→ **Problem statement**
Repeat every line exactly, keeping the pictures out of the copy.

## START

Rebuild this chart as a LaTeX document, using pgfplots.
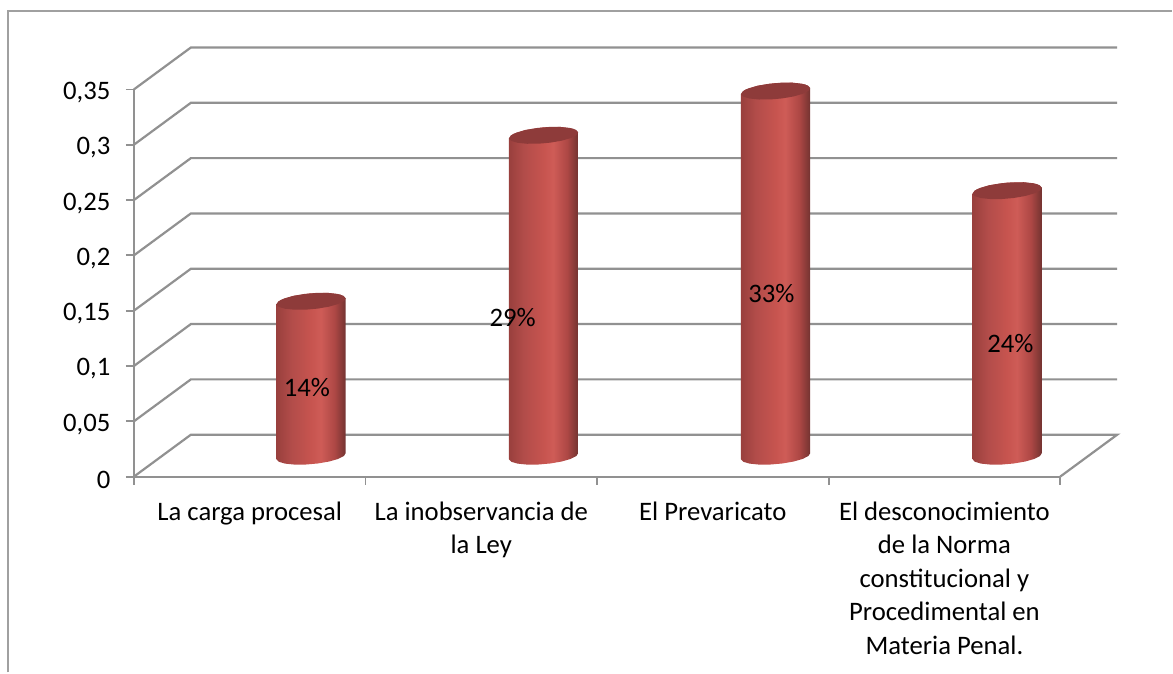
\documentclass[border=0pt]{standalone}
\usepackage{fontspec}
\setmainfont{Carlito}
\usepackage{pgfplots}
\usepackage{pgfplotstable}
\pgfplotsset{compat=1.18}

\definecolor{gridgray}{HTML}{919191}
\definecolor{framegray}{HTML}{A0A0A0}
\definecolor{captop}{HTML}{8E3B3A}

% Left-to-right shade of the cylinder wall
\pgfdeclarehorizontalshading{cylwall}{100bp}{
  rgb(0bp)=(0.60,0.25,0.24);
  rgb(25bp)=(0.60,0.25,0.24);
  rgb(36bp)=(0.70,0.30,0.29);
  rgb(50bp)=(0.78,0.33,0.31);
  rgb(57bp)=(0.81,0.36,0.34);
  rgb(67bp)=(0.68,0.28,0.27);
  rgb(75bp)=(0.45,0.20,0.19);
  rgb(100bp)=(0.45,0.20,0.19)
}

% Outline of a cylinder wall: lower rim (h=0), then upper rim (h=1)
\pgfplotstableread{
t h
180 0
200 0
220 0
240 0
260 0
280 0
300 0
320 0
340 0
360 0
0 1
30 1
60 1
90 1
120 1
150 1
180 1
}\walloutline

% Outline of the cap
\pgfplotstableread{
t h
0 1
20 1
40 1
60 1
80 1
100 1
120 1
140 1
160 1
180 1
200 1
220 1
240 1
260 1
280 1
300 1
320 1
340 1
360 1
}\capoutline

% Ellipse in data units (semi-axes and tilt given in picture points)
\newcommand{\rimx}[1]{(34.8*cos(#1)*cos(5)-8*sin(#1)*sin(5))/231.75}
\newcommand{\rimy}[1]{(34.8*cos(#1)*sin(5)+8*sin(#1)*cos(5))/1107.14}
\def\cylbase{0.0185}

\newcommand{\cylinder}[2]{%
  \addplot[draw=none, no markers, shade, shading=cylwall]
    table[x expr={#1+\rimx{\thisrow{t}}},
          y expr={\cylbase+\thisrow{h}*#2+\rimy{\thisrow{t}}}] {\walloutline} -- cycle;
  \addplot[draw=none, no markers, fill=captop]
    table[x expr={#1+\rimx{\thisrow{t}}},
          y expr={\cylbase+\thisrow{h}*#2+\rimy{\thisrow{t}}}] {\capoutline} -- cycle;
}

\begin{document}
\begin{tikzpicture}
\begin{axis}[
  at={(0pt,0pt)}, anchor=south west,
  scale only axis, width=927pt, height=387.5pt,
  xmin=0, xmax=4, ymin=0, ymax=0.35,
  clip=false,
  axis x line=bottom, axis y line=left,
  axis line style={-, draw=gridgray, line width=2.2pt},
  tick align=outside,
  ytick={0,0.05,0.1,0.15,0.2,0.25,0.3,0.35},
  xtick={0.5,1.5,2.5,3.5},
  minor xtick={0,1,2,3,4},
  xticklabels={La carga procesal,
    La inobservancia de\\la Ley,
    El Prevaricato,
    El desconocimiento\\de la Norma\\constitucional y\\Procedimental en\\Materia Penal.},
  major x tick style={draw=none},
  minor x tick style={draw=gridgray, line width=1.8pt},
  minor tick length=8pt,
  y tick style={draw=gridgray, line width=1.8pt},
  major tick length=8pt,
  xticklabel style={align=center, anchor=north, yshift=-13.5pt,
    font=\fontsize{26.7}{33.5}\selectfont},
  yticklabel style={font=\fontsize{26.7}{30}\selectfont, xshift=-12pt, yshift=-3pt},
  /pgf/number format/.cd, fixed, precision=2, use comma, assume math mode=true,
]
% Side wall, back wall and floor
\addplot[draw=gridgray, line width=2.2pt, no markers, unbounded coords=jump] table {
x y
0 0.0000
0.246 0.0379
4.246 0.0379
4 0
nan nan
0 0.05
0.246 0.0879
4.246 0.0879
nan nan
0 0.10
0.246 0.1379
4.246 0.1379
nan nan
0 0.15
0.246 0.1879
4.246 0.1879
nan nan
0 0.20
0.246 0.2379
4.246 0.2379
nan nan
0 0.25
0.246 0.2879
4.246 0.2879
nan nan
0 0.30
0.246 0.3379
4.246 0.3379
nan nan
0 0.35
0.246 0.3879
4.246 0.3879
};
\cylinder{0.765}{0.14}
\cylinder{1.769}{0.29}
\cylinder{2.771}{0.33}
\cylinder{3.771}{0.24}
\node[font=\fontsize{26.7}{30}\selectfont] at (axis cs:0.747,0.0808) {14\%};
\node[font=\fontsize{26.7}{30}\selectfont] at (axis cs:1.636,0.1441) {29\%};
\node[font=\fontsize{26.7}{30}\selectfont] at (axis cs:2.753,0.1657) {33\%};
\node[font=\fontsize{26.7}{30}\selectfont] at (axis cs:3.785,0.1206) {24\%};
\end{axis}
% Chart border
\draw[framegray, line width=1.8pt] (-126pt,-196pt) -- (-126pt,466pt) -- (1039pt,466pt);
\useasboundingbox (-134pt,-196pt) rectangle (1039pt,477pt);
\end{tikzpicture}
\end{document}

## END

→ **Completed task**
Rebuild this chart as a LaTeX document, using pgfplots.
\documentclass[border=0pt]{standalone}
\usepackage{fontspec}
\setmainfont{Carlito}
\usepackage{pgfplots}
\usepackage{pgfplotstable}
\pgfplotsset{compat=1.18}

\definecolor{gridgray}{HTML}{919191}
\definecolor{framegray}{HTML}{A0A0A0}
\definecolor{captop}{HTML}{8E3B3A}

% Left-to-right shade of the cylinder wall
\pgfdeclarehorizontalshading{cylwall}{100bp}{
  rgb(0bp)=(0.60,0.25,0.24);
  rgb(25bp)=(0.60,0.25,0.24);
  rgb(36bp)=(0.70,0.30,0.29);
  rgb(50bp)=(0.78,0.33,0.31);
  rgb(57bp)=(0.81,0.36,0.34);
  rgb(67bp)=(0.68,0.28,0.27);
  rgb(75bp)=(0.45,0.20,0.19);
  rgb(100bp)=(0.45,0.20,0.19)
}

% Outline of a cylinder wall: lower rim (h=0), then upper rim (h=1)
\pgfplotstableread{
t h
180 0
200 0
220 0
240 0
260 0
280 0
300 0
320 0
340 0
360 0
0 1
30 1
60 1
90 1
120 1
150 1
180 1
}\walloutline

% Outline of the cap
\pgfplotstableread{
t h
0 1
20 1
40 1
60 1
80 1
100 1
120 1
140 1
160 1
180 1
200 1
220 1
240 1
260 1
280 1
300 1
320 1
340 1
360 1
}\capoutline

% Ellipse in data units (semi-axes and tilt given in picture points)
\newcommand{\rimx}[1]{(34.8*cos(#1)*cos(5)-8*sin(#1)*sin(5))/231.75}
\newcommand{\rimy}[1]{(34.8*cos(#1)*sin(5)+8*sin(#1)*cos(5))/1107.14}
\def\cylbase{0.0185}

\newcommand{\cylinder}[2]{%
  \addplot[draw=none, no markers, shade, shading=cylwall]
    table[x expr={#1+\rimx{\thisrow{t}}},
          y expr={\cylbase+\thisrow{h}*#2+\rimy{\thisrow{t}}}] {\walloutline} -- cycle;
  \addplot[draw=none, no markers, fill=captop]
    table[x expr={#1+\rimx{\thisrow{t}}},
          y expr={\cylbase+\thisrow{h}*#2+\rimy{\thisrow{t}}}] {\capoutline} -- cycle;
}

\begin{document}
\begin{tikzpicture}
\begin{axis}[
  at={(0pt,0pt)}, anchor=south west,
  scale only axis, width=927pt, height=387.5pt,
  xmin=0, xmax=4, ymin=0, ymax=0.35,
  clip=false,
  axis x line=bottom, axis y line=left,
  axis line style={-, draw=gridgray, line width=2.2pt},
  tick align=outside,
  ytick={0,0.05,0.1,0.15,0.2,0.25,0.3,0.35},
  xtick={0.5,1.5,2.5,3.5},
  minor xtick={0,1,2,3,4},
  xticklabels={La carga procesal,
    La inobservancia de\\la Ley,
    El Prevaricato,
    El desconocimiento\\de la Norma\\constitucional y\\Procedimental en\\Materia Penal.},
  major x tick style={draw=none},
  minor x tick style={draw=gridgray, line width=1.8pt},
  minor tick length=8pt,
  y tick style={draw=gridgray, line width=1.8pt},
  major tick length=8pt,
  xticklabel style={align=center, anchor=north, yshift=-13.5pt,
    font=\fontsize{26.7}{33.5}\selectfont},
  yticklabel style={font=\fontsize{26.7}{30}\selectfont, xshift=-12pt, yshift=-3pt},
  /pgf/number format/.cd, fixed, precision=2, use comma, assume math mode=true,
]
% Side wall, back wall and floor
\addplot[draw=gridgray, line width=2.2pt, no markers, unbounded coords=jump] table {
x y
0 0.0000
0.246 0.0379
4.246 0.0379
4 0
nan nan
0 0.05
0.246 0.0879
4.246 0.0879
nan nan
0 0.10
0.246 0.1379
4.246 0.1379
nan nan
0 0.15
0.246 0.1879
4.246 0.1879
nan nan
0 0.20
0.246 0.2379
4.246 0.2379
nan nan
0 0.25
0.246 0.2879
4.246 0.2879
nan nan
0 0.30
0.246 0.3379
4.246 0.3379
nan nan
0 0.35
0.246 0.3879
4.246 0.3879
};
\cylinder{0.765}{0.14}
\cylinder{1.769}{0.29}
\cylinder{2.771}{0.33}
\cylinder{3.771}{0.24}
\node[font=\fontsize{26.7}{30}\selectfont] at (axis cs:0.747,0.0808) {14\%};
\node[font=\fontsize{26.7}{30}\selectfont] at (axis cs:1.636,0.1441) {29\%};
\node[font=\fontsize{26.7}{30}\selectfont] at (axis cs:2.753,0.1657) {33\%};
\node[font=\fontsize{26.7}{30}\selectfont] at (axis cs:3.785,0.1206) {24\%};
\end{axis}
% Chart border
\draw[framegray, line width=1.8pt] (-126pt,-196pt) -- (-126pt,466pt) -- (1039pt,466pt);
\useasboundingbox (-134pt,-196pt) rectangle (1039pt,477pt);
\end{tikzpicture}
\end{document}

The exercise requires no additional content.